▶ **Source excerpt**:
+++

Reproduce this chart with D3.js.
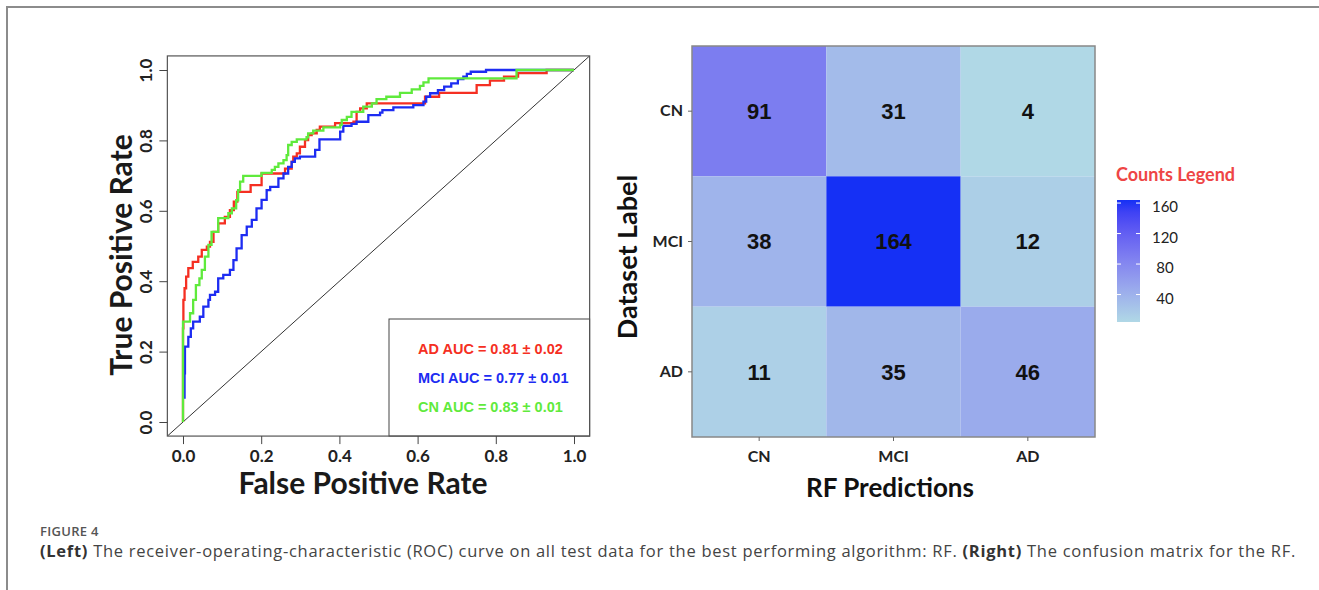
<!DOCTYPE html>
<html>
<head>
<meta charset="utf-8">
<script src="https://cdn.jsdelivr.net/npm/d3@7"></script>
<style>
  body { margin: 0; background: #fff; }
  svg { display: block; }
</style>
</head>
<body>
<svg width="1319" height="590"></svg>
<script>
// ROC curves as [false positive rate, true positive rate] corners
const rocAD = [[0,0],[0,0.266],[0.001,0.347],[0.004,0.38],[0.008,0.413],[0.0136,0.437],[0.025,0.455],[0.039,0.47],[0.048,0.489],[0.061,0.498],[0.069,0.512],[0.078,0.54],[0.09,0.564],[0.107,0.583],[0.12,0.602],[0.13,0.626],[0.139,0.654],[0.173,0.673],[0.201,0.706],[0.261,0.72],[0.278,0.739],[0.282,0.754],[0.291,0.763],[0.299,0.782],[0.312,0.801],[0.32,0.815],[0.329,0.82],[0.342,0.83],[0.35,0.839],[0.389,0.849],[0.436,0.853],[0.444,0.881],[0.453,0.891],[0.47,0.905],[0.619,0.924],[0.655,0.935],[0.751,0.957],[0.785,0.97],[0.821,0.981],[0.857,0.991],[0.93,1],[1,1]];
const rocMCI = [[0.004,0.066],[0.004,0.138],[0.005,0.214],[0.0136,0.242],[0.02,0.266],[0.026,0.285],[0.043,0.299],[0.052,0.328],[0.065,0.347],[0.069,0.361],[0.082,0.37],[0.09,0.408],[0.103,0.418],[0.12,0.432],[0.129,0.46],[0.137,0.493],[0.15,0.531],[0.163,0.555],[0.176,0.574],[0.188,0.607],[0.201,0.631],[0.214,0.659],[0.223,0.668],[0.244,0.692],[0.257,0.706],[0.269,0.725],[0.278,0.739],[0.286,0.749],[0.299,0.754],[0.338,0.773],[0.349,0.803],[0.402,0.825],[0.41,0.841],[0.431,0.847],[0.444,0.853],[0.474,0.872],[0.504,0.879],[0.51,0.886],[0.538,0.894],[0.589,0.9],[0.615,0.91],[0.622,0.924],[0.632,0.934],[0.652,0.943],[0.668,0.953],[0.686,0.962],[0.703,0.974],[0.717,0.981],[0.726,0.989],[0.736,0.995],[0.775,1],[1,1]];
const rocCN = [[0,0],[0,0.285],[0.018,0.309],[0.026,0.347],[0.033,0.389],[0.042,0.408],[0.048,0.432],[0.056,0.47],[0.065,0.503],[0.073,0.54],[0.09,0.579],[0.116,0.593],[0.125,0.607],[0.136,0.63],[0.141,0.659],[0.146,0.683],[0.154,0.699],[0.201,0.708],[0.227,0.716],[0.235,0.725],[0.244,0.735],[0.257,0.744],[0.265,0.758],[0.269,0.787],[0.278,0.796],[0.291,0.803],[0.316,0.809],[0.32,0.82],[0.333,0.828],[0.359,0.837],[0.402,0.844],[0.406,0.858],[0.419,0.867],[0.431,0.881],[0.461,0.896],[0.483,0.905],[0.495,0.917],[0.52,0.924],[0.555,0.935],[0.585,0.945],[0.606,0.955],[0.615,0.965],[0.628,0.976],[0.853,1],[1,1]];

const rocLabels = ["AD AUC = 0.81 \u00b1 0.02", "MCI AUC = 0.77 \u00b1 0.01", "CN AUC = 0.83 \u00b1 0.01"];
const rocColors = ["#f52f22", "#1d2cf2", "#5fea3c"];
const rocTicks = [0, 0.2, 0.4, 0.6, 0.8, 1.0];

// confusion matrix
const classes = ["CN", "MCI", "AD"];
const counts = [
  [91, 31, 4],
  [38, 164, 12],
  [11, 35, 46]
];
const legendTicks = [40, 80, 120, 160];

const svg = d3.select("svg");

// outer frame of the figure
svg.append("path")
  .attr("d", "M7,590 V7 H1319")
  .attr("fill", "none")
  .attr("stroke", "#8c8c8c")
  .attr("stroke-width", 2);

// ---------- ROC panel ----------
const x = d3.scaleLinear().domain([0, 1]).range([183, 574]);
const y = d3.scaleLinear().domain([0, 1]).range([422, 70]);
const lo = -0.04, hi = 1.04;

const roc = svg.append("g");

roc.append("clipPath").attr("id", "rocclip")
  .append("rect")
  .attr("x", x(lo)).attr("y", y(hi))
  .attr("width", x(hi) - x(lo)).attr("height", y(lo) - y(hi));

roc.append("line")
  .attr("x1", x(lo)).attr("y1", y(lo))
  .attr("x2", x(hi)).attr("y2", y(hi))
  .attr("stroke", "#333").attr("stroke-width", 1)
  .attr("clip-path", "url(#rocclip)");

const line = d3.line()
  .x(d => x(d[0]))
  .y(d => y(d[1]))
  .curve(d3.curveStepAfter);

[rocAD, rocMCI, rocCN].forEach((pts, i) => {
  roc.append("path")
    .datum(pts)
    .attr("d", line)
    .attr("fill", "none")
    .attr("stroke", rocColors[i])
    .attr("stroke-width", 2.3);
});

// legend box
const lgX = 389, lgY = 319;
roc.append("rect")
  .attr("x", lgX).attr("y", lgY)
  .attr("width", x(hi) - lgX).attr("height", y(lo) - lgY)
  .attr("fill", "#fff").attr("stroke", "#444").attr("stroke-width", 1);

roc.selectAll(".lgtext")
  .data(rocLabels)
  .enter().append("text")
  .attr("x", 418)
  .attr("y", (d, i) => 354 + i * 29)
  .attr("fill", (d, i) => rocColors[i])
  .style("font-family", "'Liberation Sans', Arial, sans-serif")
  .style("font-weight", "bold")
  .style("font-size", "14.5px")
  .text(d => d);

// plot box
roc.append("rect")
  .attr("x", x(lo)).attr("y", y(hi))
  .attr("width", x(hi) - x(lo)).attr("height", y(lo) - y(hi))
  .attr("fill", "none").attr("stroke", "#555").attr("stroke-width", 1.2);

const xAxis = d3.axisBottom(x).tickValues(rocTicks).tickFormat(d3.format(".1f")).tickSize(8).tickSizeOuter(0);
const gx = roc.append("g").attr("transform", `translate(0,${y(lo)})`).call(xAxis);
gx.select(".domain").remove();
gx.selectAll("line").attr("stroke", "#444");
gx.selectAll("text")
  .attr("y", 14)
  .style("font-family", "Lato, sans-serif")
  .style("font-weight", "700")
  .style("font-size", "17px")
  .attr("fill", "#222");

const yAxis = d3.axisLeft(y).tickValues(rocTicks).tickFormat(d3.format(".1f")).tickSize(8).tickSizeOuter(0);
const gy = roc.append("g").attr("transform", `translate(${x(lo)},0)`).call(yAxis);
gy.select(".domain").remove();
gy.selectAll("line").attr("stroke", "#444");
gy.selectAll("text")
  .attr("x", null).attr("dy", null)
  .attr("transform", "translate(-15,0) rotate(-90)")
  .attr("text-anchor", "middle")
  .style("font-family", "Lato, sans-serif")
  .style("font-weight", "700")
  .style("font-size", "17px")
  .attr("fill", "#222");

roc.append("text")
  .attr("x", 363).attr("y", 494)
  .attr("text-anchor", "middle")
  .style("font-family", "Lato, sans-serif")
  .style("font-weight", "700")
  .style("font-size", "30px")
  .attr("fill", "#1a1a1a")
  .text("False Positive Rate");

roc.append("text")
  .attr("transform", "translate(132,255) rotate(-90)")
  .attr("text-anchor", "middle")
  .style("font-family", "Lato, sans-serif")
  .style("font-weight", "700")
  .style("font-size", "30px")
  .attr("fill", "#1a1a1a")
  .text("True Positive Rate");

// ---------- confusion matrix panel ----------
const cx = d3.scaleBand().domain(classes).range([692, 1095]);
const cy = d3.scaleBand().domain(classes).range([46, 437]);
const flat = counts.flatMap((row, i) => row.map((v, j) => ({ truth: classes[i], pred: classes[j], v })));
const color = d3.scaleLinear()
  .domain(d3.extent(flat, d => d.v))
  .range(["#b0d8e6", "#1530f5"])
  .interpolate(d3.interpolateLab);

const cm = svg.append("g");

cm.selectAll(".cell")
  .data(flat)
  .enter().append("rect")
  .attr("x", d => cx(d.pred))
  .attr("y", d => cy(d.truth))
  .attr("width", cx.bandwidth())
  .attr("height", cy.bandwidth())
  .attr("fill", d => color(d.v));

cm.selectAll(".num")
  .data(flat)
  .enter().append("text")
  .attr("x", d => cx(d.pred) + cx.bandwidth() / 2)
  .attr("y", d => cy(d.truth) + cy.bandwidth() / 2)
  .attr("dy", "0.36em")
  .attr("text-anchor", "middle")
  .style("font-family", "'Liberation Sans', Arial, sans-serif")
  .style("font-weight", "bold")
  .style("font-size", "22px")
  .attr("fill", "#111")
  .text(d => d.v);

cm.append("rect")
  .attr("x", 692).attr("y", 46)
  .attr("width", 403).attr("height", 391)
  .attr("fill", "none").attr("stroke", "#888").attr("stroke-width", 1.5);

const cxAxis = d3.axisBottom(cx).tickSize(4).tickPadding(10).tickSizeOuter(0);
const gcx = cm.append("g").attr("transform", "translate(0,437)").call(cxAxis);
gcx.select(".domain").remove();
gcx.selectAll("line").attr("stroke", "#666");
gcx.selectAll("text")
  .style("font-family", "Lato, sans-serif")
  .style("font-weight", "700")
  .style("font-size", "16px")
  .attr("fill", "#222");

const cyAxis = d3.axisLeft(cy).tickSize(4).tickPadding(5).tickSizeOuter(0);
const gcy = cm.append("g").attr("transform", "translate(692,0)").call(cyAxis);
gcy.select(".domain").remove();
gcy.selectAll("line").attr("stroke", "#666");
gcy.selectAll("text")
  .style("font-family", "Lato, sans-serif")
  .style("font-weight", "700")
  .style("font-size", "16px")
  .attr("fill", "#222");

cm.append("text")
  .attr("x", 890).attr("y", 497)
  .attr("text-anchor", "middle")
  .style("font-family", "Lato, sans-serif")
  .style("font-weight", "700")
  .style("font-size", "26px")
  .attr("fill", "#111")
  .text("RF Predictions");

cm.append("text")
  .attr("transform", "translate(637,257) rotate(-90)")
  .attr("text-anchor", "middle")
  .style("font-family", "Lato, sans-serif")
  .style("font-weight", "700")
  .style("font-size", "27px")
  .attr("fill", "#111")
  .text("Dataset Label");

// colour bar legend
const legScale = d3.scaleLinear().domain(color.domain()).range([322, 200]);
const grad = svg.append("defs").append("linearGradient")
  .attr("id", "cbar").attr("x1", 0).attr("y1", 1).attr("x2", 0).attr("y2", 0);
d3.range(0, 1.0001, 0.1).forEach(t => {
  const v = color.domain()[0] + t * (color.domain()[1] - color.domain()[0]);
  grad.append("stop").attr("offset", t).attr("stop-color", color(v));
});

const leg = svg.append("g");
leg.append("text")
  .attr("x", 1116).attr("y", 181)
  .style("font-family", "Lato, sans-serif")
  .style("font-weight", "700")
  .style("font-size", "18px")
  .attr("fill", "#ee4545")
  .text("Counts Legend");

leg.append("rect")
  .attr("x", 1117).attr("y", legScale.range()[1])
  .attr("width", 23).attr("height", legScale.range()[0] - legScale.range()[1])
  .attr("fill", "url(#cbar)");

leg.selectAll(".tk")
  .data(legendTicks)
  .enter().append("g")
  .each(function (d) {
    const g = d3.select(this);
    g.append("line").attr("x1", 1117).attr("x2", 1121).attr("y1", legScale(d)).attr("y2", legScale(d))
      .attr("stroke", "#fff").attr("stroke-width", 1);
    g.append("line").attr("x1", 1136).attr("x2", 1140).attr("y1", legScale(d)).attr("y2", legScale(d))
      .attr("stroke", "#fff").attr("stroke-width", 1);
  });

leg.selectAll(".tl")
  .data(legendTicks)
  .enter().append("text")
  .attr("x", 1165)
  .attr("y", d => legScale(d) + 4)
  .attr("dy", "0.35em")
  .attr("text-anchor", "middle")
  .style("font-family", "Lato, sans-serif")
  .style("font-size", "15px")
  .attr("fill", "#222")
  .text(d => d);

// ---------- caption ----------
svg.append("text")
  .attr("x", 40).attr("y", 536)
  .style("font-family", "'Open Sans', sans-serif")
  .style("font-weight", "600")
  .style("font-size", "13px")
  .style("letter-spacing", "0.3px")
  .attr("fill", "#555")
  .text("FIGURE 4");

const cap = svg.append("text")
  .attr("x", 40).attr("y", 557)
  .style("font-family", "'Open Sans', sans-serif")
  .style("font-size", "16.5px")
  .attr("fill", "#444");
cap.append("tspan").style("font-weight", "700").attr("fill", "#333").text("(Left)");
cap.append("tspan").text(" The receiver-operating-characteristic (ROC) curve on all test data for the best performing algorithm: RF. ");
cap.append("tspan").style("font-weight", "700").attr("fill", "#333").text("(Right)");
cap.append("tspan").text(" The confusion matrix for the RF.");

// stretch the caption to the width it has in the figure
const capLen = cap.node().getComputedTextLength();
const capChars = cap.text().length;
cap.style("letter-spacing", ((1256 - capLen) / capChars) + "px");
</script>
</body>
</html>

+++

▶ **What you need to do**: Lines that hold "this" are the ones to copy; find all of them.

▶ **Response to the exercise**:
Reproduce this chart with D3.js.
    const g = d3.select(this);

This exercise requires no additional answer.